Independence is by no means a town unacquainted with the arts. It’s home to the William Inge Theatre Festival, which attracts luminaries from Broadway and Hollywood each April, and ICC was recently featured in a book entitled Cool Community Colleges: Creative Approaches to Economic Development. Yet Independence is no Marfa (Texas, that is)-style artists’ colony, either; local residents often shy away from the college’s theatrical productions, leery of the strong language, and an ever-growing number of vacant storefronts along Main Street testify to the impact of recent job cuts at the Cessna plant.

So how, I wondered, would this moody, atmospheric production be received by the people of Independence? Would there be an audience for 20th-century opera here in that part of America that so many patrons of the Met would dismiss as “flyover country”?

On opening night, during intermission, I struck up a conversation with a group of middle-aged women sitting in the back row of the theater. “I’ve never seen an opera before,” confessed Marcia Carvalho, of Independence. “I was expecting Italian and all that stuff. I didn’t really know what to expect.”
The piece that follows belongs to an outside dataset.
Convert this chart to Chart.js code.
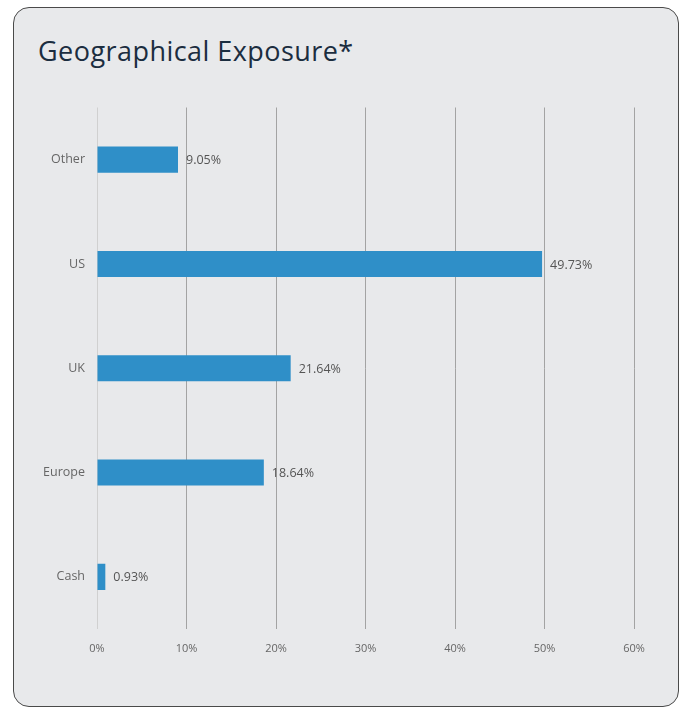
<!DOCTYPE html>
<html><head><meta charset="utf-8">
<script src="https://cdn.jsdelivr.net/npm/chart.js@4/dist/chart.umd.min.js"></script>
<style>
html,body{margin:0;padding:0;background:#fff;width:683px;height:711px;overflow:hidden;}
#card{position:absolute;left:13px;top:7px;width:664px;height:698px;border:1.5px solid #4a4a4a;border-radius:16px;background:#e8e9eb;}
#title{position:absolute;left:38px;top:34px;font-family:"Open Sans",sans-serif;font-size:27px;letter-spacing:0.45px;line-height:34px;color:#1b2d3f;white-space:nowrap;}
#wrap{position:absolute;left:20px;top:88px;width:650px;height:587px;}
</style></head><body>
<div id="card"></div>
<div id="title">Geographical Exposure*</div>
<div id="wrap"><canvas id="c" width="650" height="587"></canvas></div>
<script>
const categories = ["Other","US","UK","Europe","Cash"];
const values = [9.05,49.73,21.64,18.64,0.93];
const valueLabels = ["9.05%","49.73%","21.64%","18.64%","0.93%"];
const xTicks = [0,10,20,30,40,50,60];

const labelPlugin = {
  id:'vlabels',
  afterDatasetsDraw(chart){
    const ctx = chart.ctx;
    const meta = chart.getDatasetMeta(0);
    ctx.save();
    ctx.font = '12.5px "Open Sans", sans-serif';
    ctx.fillStyle = '#555';
    ctx.textBaseline = 'middle';
    ctx.textAlign = 'left';
    meta.data.forEach((bar,i)=>{
      ctx.fillText(valueLabels[i], bar.x + 8, bar.y + 1);
    });
    ctx.restore();
  }
};

new Chart(document.getElementById('c'), {
  type:'bar',
  data:{labels:categories, datasets:[{data:values, backgroundColor:'#2f8fc8', borderWidth:0, barPercentage:0.5, categoryPercentage:0.5}]},
  options:{
    indexAxis:'y', responsive:false, animation:false,
    layout:{padding:{top:4,right:36,bottom:0,left:0}},
    plugins:{legend:{display:false}, tooltip:{enabled:false}},
    scales:{
      x:{min:0,max:60,
        afterBuildTicks(s){ s.ticks = xTicks.map(v=>({value:v})); },
        afterFit(s){ s.height = 46; },
        border:{display:false},
        grid:{drawTicks:false, color:(c)=> c.tick && c.tick.value===0 ? '#d0d0d0' : '#a3a3a3', lineWidth:1},
        ticks:{padding:13, color:'#666', font:{family:'"Open Sans", sans-serif', size:11}, callback:(v)=>v+'%'}
      },
      y:{
        afterFit(s){ s.width = 77; },
        border:{display:false},
        grid:{display:false, drawTicks:false},
        ticks:{padding:12, color:'#666', font:{family:'"Open Sans", sans-serif', size:12.5}}
      }
    }
  },
  plugins:[labelPlugin]
});
</script>
</body></html>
Carolyn Follmer, sitting to her right, had a different perspective. She told me that she’d been to an opera before, and she commented on the spareness of Menotti’s libretto, as well as the skill of the guest accompanist, Dr. Ji-Sook Park. Duly impressed, I returned to my seat and settled in for the grisly denouement of Act Two. 

On the way out, though, I found Follmer again and asked her, out of curiosity, where she had gone to see an opera in the past. Tulsa, I figured, or maybe Kansas City.

“Well,” Follmer replied, “I saw Aida in Des Moines. And then, where was I, that other time?” She paused for a moment, trying to remember. “Oh, yes, I was in Vienna.”

It’s a long way from southeastern Kansas to the European capital in Follmer’s memory. But, as the lights came up on the set of The Medium, “flyover country” started to look like a pretty good place to stage an opera.